● What is expected:
In the listing that follows, count the lines holding the word "with" and report only that number.

● Excerpt from a dataset:
++++++++++
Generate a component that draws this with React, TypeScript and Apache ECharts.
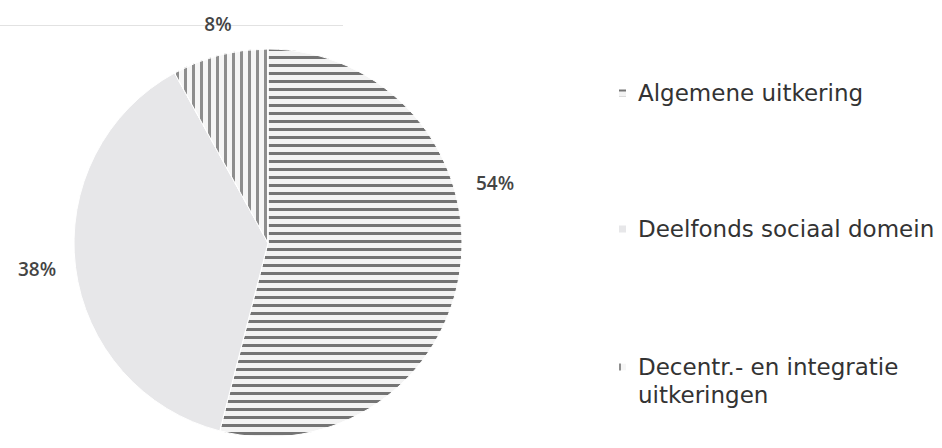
import React, { useEffect, useRef } from 'react';
import * as echarts from 'echarts';

const categories = ['Algemene uitkering', 'Deelfonds sociaal domein', 'Decentr.- en integratie uitkeringen'];
const shares = [54, 38, 8];
const sliceColors = ['#f3f3f3', '#e7e7e9', '#f6f6f6'];

// label anchor positions (layout only)
const labelAnchors = [
  [495, 183],
  [37, 269],
  [218, 24],
];

const stripeDecals: any[] = [
  { symbol: 'rect', symbolSize: 1, dashArrayX: [1, 0], dashArrayY: [3, 5], color: '#747474', rotation: 0 },
  null,
  { symbol: 'rect', symbolSize: 1, dashArrayX: [3, 5], dashArrayY: [1, 0], color: '#8e8e8e', rotation: 0 },
];

export default function App() {
  const ref = useRef<HTMLDivElement>(null);
  useEffect(() => {
    if (!ref.current) return;
    const chart = echarts.init(ref.current, undefined, { renderer: 'svg' });
    const legendTops = [79, 215, 325];
    const legends = categories.map((c, i) => ({
      orient: 'vertical',
      left: 617,
      top: legendTops[i],
      padding: 0,
      icon: 'rect',
      itemWidth: 9,
      itemHeight: 9,
      selectedMode: false,
      data: [c],
      formatter: (name: string) =>
        i === 2 ? '\u00a0\n' + name.replace(' uitkeringen', '\nuitkeringen') : name,
      textStyle: {
        fontFamily: 'DejaVu Sans',
        fontSize: 23,
        lineHeight: 28,
        color: '#333333',
        padding: [0, 0, 0, 6],
      },
    }));
    chart.setOption({
      animation: false,
      backgroundColor: '#ffffff',
      legend: legends,
      graphic: [
        {
          type: 'line',
          z: -1,
          shape: { x1: 0, y1: 25.5, x2: 343, y2: 25.5 },
          style: { stroke: '#e2e2e2', lineWidth: 1 },
        },
      ],
      series: [
        {
          type: 'pie',
          center: [268, 243],
          radius: 194,
          startAngle: 90,
          clockwise: true,
          avoidLabelOverlap: false,
          itemStyle: { borderColor: '#ffffff', borderWidth: 1 },
          label: {
            show: true,
            position: 'outside',
            formatter: '{c}%',
            fontFamily: 'Open Sans',
            fontWeight: 600,
            fontSize: 19,
            color: '#444444',
          },
          labelLine: { show: false },
          labelLayout: (params: any) => ({
            x: labelAnchors[params.dataIndex][0],
            y: labelAnchors[params.dataIndex][1],
            align: 'center',
            verticalAlign: 'middle',
          }),
          emphasis: { disabled: true },
          data: categories.map((c, i) => ({
            name: c,
            value: shares[i],
            itemStyle: stripeDecals[i]
              ? { color: sliceColors[i], decal: stripeDecals[i] }
              : { color: sliceColors[i] },
          })),
        },
      ],
    });
    return () => chart.dispose();
  }, []);
  return (
    <div
      ref={ref}
      style={{ position: 'fixed', left: 0, top: 0, width: 942, height: 448 }}
    />
  );
}
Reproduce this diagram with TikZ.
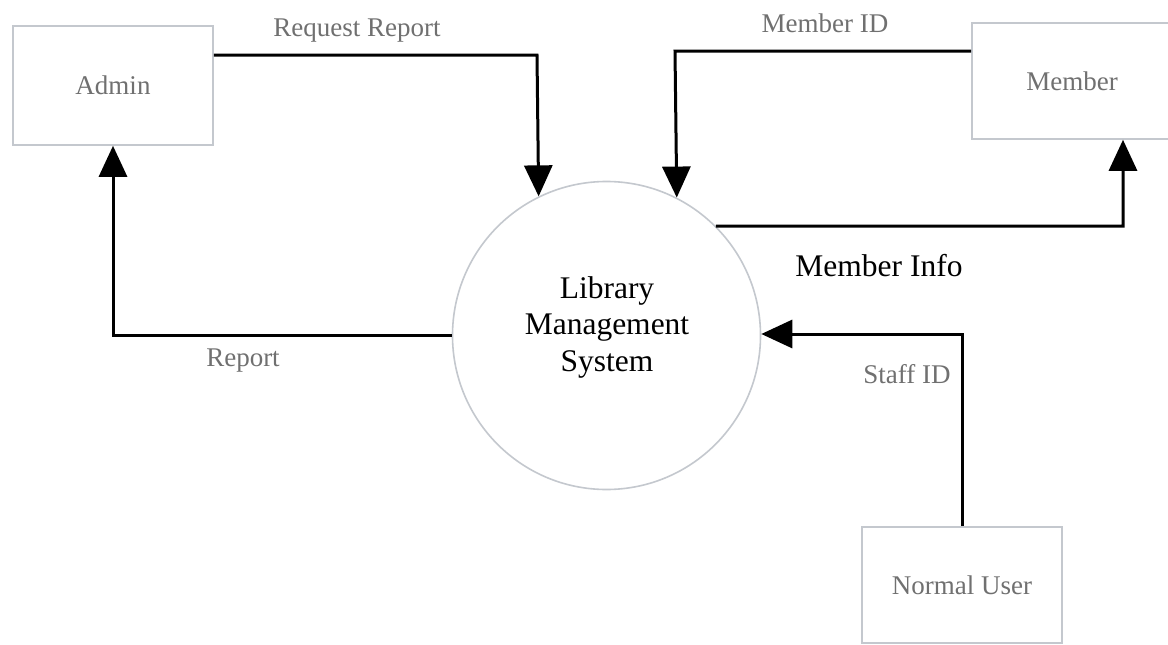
\documentclass[tikz,border=0pt]{standalone}
\usepackage{fontspec}
\setmainfont{Liberation Serif}
\usetikzlibrary{arrows.meta}
\definecolor{lbl}{RGB}{112,112,112}
\definecolor{edge}{RGB}{196,200,206}
\tikzset{
  boxnode/.style={draw=edge, line width=1.6pt, fill=white, minimum width=200pt, inner sep=0pt,
    text=lbl, font=\fontsize{27}{30}\selectfont},
  procnode/.style={circle, draw=edge, line width=1.6pt, minimum size=308pt, inner sep=0pt},
  proctext/.style={align=center, inner sep=0pt, font=\fontsize{31.5}{36.5}\selectfont},
  flow/.style={line width=3pt, -{Triangle[width=28pt,length=31pt]}},
  flowlbl/.style={text=lbl, font=\fontsize{27}{30}\selectfont, inner sep=0pt},
}
\begin{document}
\begin{tikzpicture}[x=1pt,y=-1pt]
\useasboundingbox (0,0) rectangle (1168,645);
\fill[white] (0,0) rectangle (1168,645);

\node[boxnode, minimum height=119pt] (admin) at (113,85.5) {Admin};
\node[boxnode, minimum height=116pt] (member) at (1072,81) {Member};
\node[boxnode, minimum height=116pt] (user) at (962,585) {Normal User};
\node[procnode] (circ) at (606.5,335.5) {};
\node[proctext] (circtext) at (607,327) {Library\\Management\\System};

\coordinate (rq) at (537,55);
\coordinate (mi) at (675,51);
\coordinate (mf) at (1123,226);
\coordinate (rp) at (113,335);
\coordinate (st) at (962,334);

\draw[flow] (admin.east |- rq) -- (rq) -- (circ.116.8);
\draw[flow] (member.west |- mi) -- (mi) -- (circ.63.6);
\draw[flow] (circ.45.6) -- (mf) -- (mf |- member.south);
\draw[flow] (rp -| circ.west) -- (rp) -- (admin.south);
\draw[flow] (user.north) -- (st) -- (st -| circ.east);

\node[flowlbl] (lrq) at (357,31) {Request Report};
\node[flowlbl] (lmi) at (825,23) {Member ID};
\node[inner sep=0pt, font=\fontsize{31.5}{34}\selectfont] (lmf) at (879,266) {Member Info};
\node[flowlbl] (lrp) at (243,361) {Report};
\node[flowlbl] (lst) at (907,374) {Staff ID};
\end{tikzpicture}
\end{document}
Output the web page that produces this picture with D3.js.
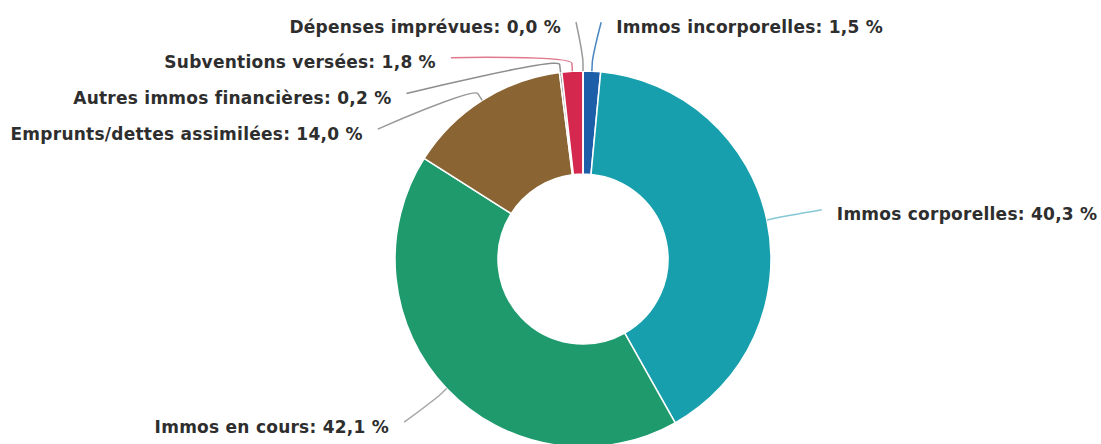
<!DOCTYPE html>
<html><head><meta charset="utf-8">
<script src="https://cdn.jsdelivr.net/npm/d3@7"></script>
<style>html,body{margin:0;padding:0;background:#fff;overflow:hidden}</style>
</head><body>
<svg id="chart" width="1101" height="444"></svg>
<script>
const categories = ["Immos incorporelles","Immos corporelles","Immos en cours","Emprunts/dettes assimilées","Autres immos financières","Subventions versées","Dépenses imprévues"];
const values = [1.5, 40.3, 42.1, 14.0, 0.2, 1.8, 0.0];
const sliceColors = ["#1d5ea8","#189fae","#1e9a6d","#8a6533","#8c8c8c","#d4284e","#9a9a9a"];
const connectorColors = ["#4a86c0","#86c8d6","#a8a8a8","#9a9a9a","#8e8e8e","#e0788c","#9a9a9a"];

const W = 1101, H = 444;
const cx = 583, cy = 259, rOuter = 188, rInner = 85;
const labelR = 237, spacing = 35.7, textGap = 22, lineGap = 7;

const svg = d3.select("#chart");
const pie = d3.pie().sort(null).value(d => d);
const arcs = pie(values);
const arc = d3.arc().innerRadius(rInner).outerRadius(rOuter);

const g = svg.append("g").attr("transform", `translate(${cx},${cy})`);
g.selectAll("path.slice").data(arcs).join("path")
  .attr("class", "slice")
  .attr("d", arc)
  .attr("fill", (d, i) => sliceColors[i])
  .attr("stroke", "#fff")
  .attr("stroke-width", 1.5)
  .attr("stroke-linejoin", "round");

// label layout
const items = arcs.map((d, i) => {
  const mid = (d.startAngle + d.endAngle) / 2;
  return {
    i, mid,
    side: mid > Math.PI ? "left" : "right",
    idealY: cy - labelR * Math.cos(mid)
  };
});
["left", "right"].forEach(side => {
  const list = items.filter(it => it.side === side).sort((a, b) => a.idealY - b.idealY);
  let prev = -Infinity;
  list.forEach(it => {
    it.y = Math.max(it.idealY, prev + spacing, cy - labelR);
    prev = it.y;
  });
});
items.forEach(it => {
  const dy = it.y - cy;
  const off = Math.sqrt(Math.max(0, labelR * labelR - dy * dy));
  const s = it.side === "left" ? -1 : 1;
  it.x = cx + s * off;
  it.s = s;
});

const fmt = v => v.toFixed(1).replace(".", ",") + " %";

const lg = svg.append("g");
items.forEach(it => {
  const ax = cx + rOuter * Math.sin(it.mid), ay = cy - rOuter * Math.cos(it.mid);
  const bx = cx + (rOuter + 8) * Math.sin(it.mid), by = cy - (rOuter + 8) * Math.cos(it.mid);
  const sx = it.x + it.s * lineGap, sy = it.y;
  const p = d3.path();
  p.moveTo(sx, sy);
  p.bezierCurveTo(sx, sy, 2 * bx - ax, 2 * by - ay, bx, by);
  p.lineTo(ax, ay);
  lg.append("path").attr("d", p.toString())
    .attr("fill", "none")
    .attr("stroke", connectorColors[it.i])
    .attr("stroke-width", 1.5);
  lg.append("text")
    .attr("x", it.x + it.s * textGap)
    .attr("y", it.y + 10.5)
    .attr("text-anchor", it.side === "left" ? "end" : "start")
    .attr("font-family", "DejaVu Sans")
    .attr("font-weight", "bold")
    .attr("font-size", "17px")
    .attr("letter-spacing", "0.25px")
    .attr("fill", "#2e2e2e")
    .text(`${categories[it.i]}: ${fmt(values[it.i])}`);
});
</script>
</body></html>
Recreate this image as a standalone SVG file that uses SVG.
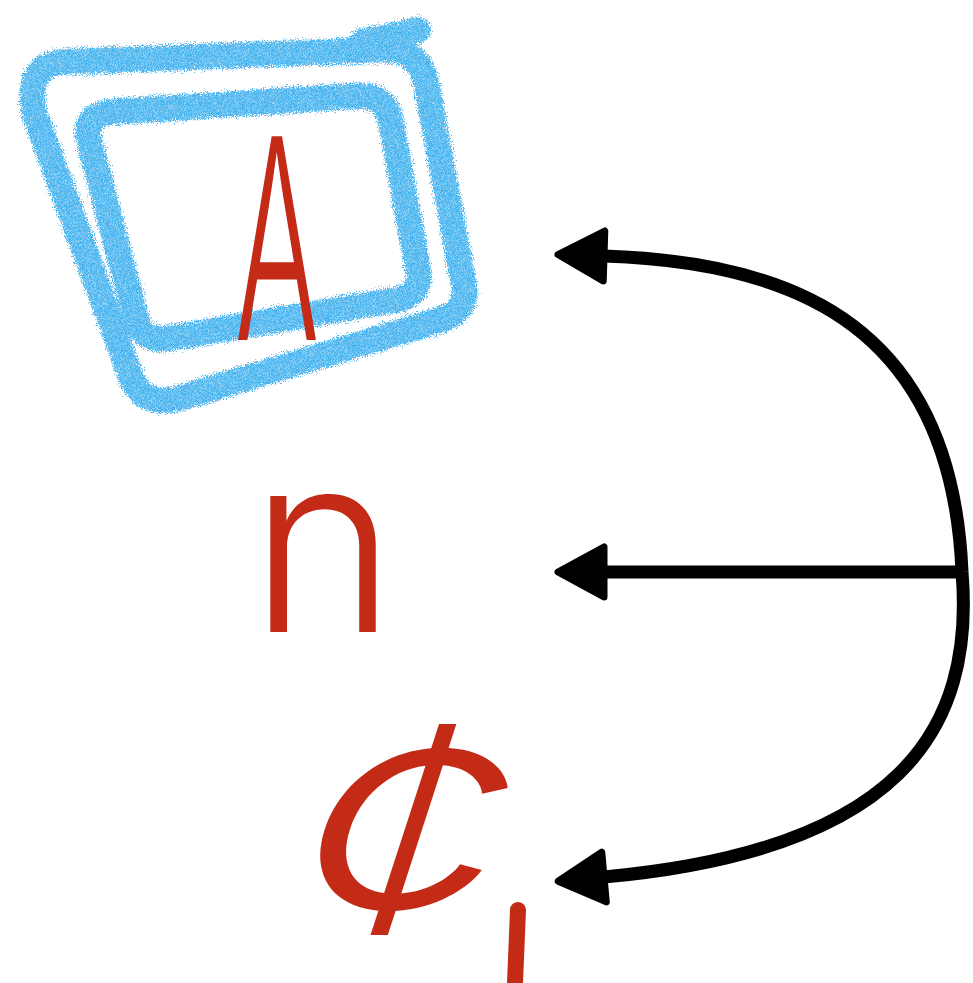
++++++++++
● Solution:
3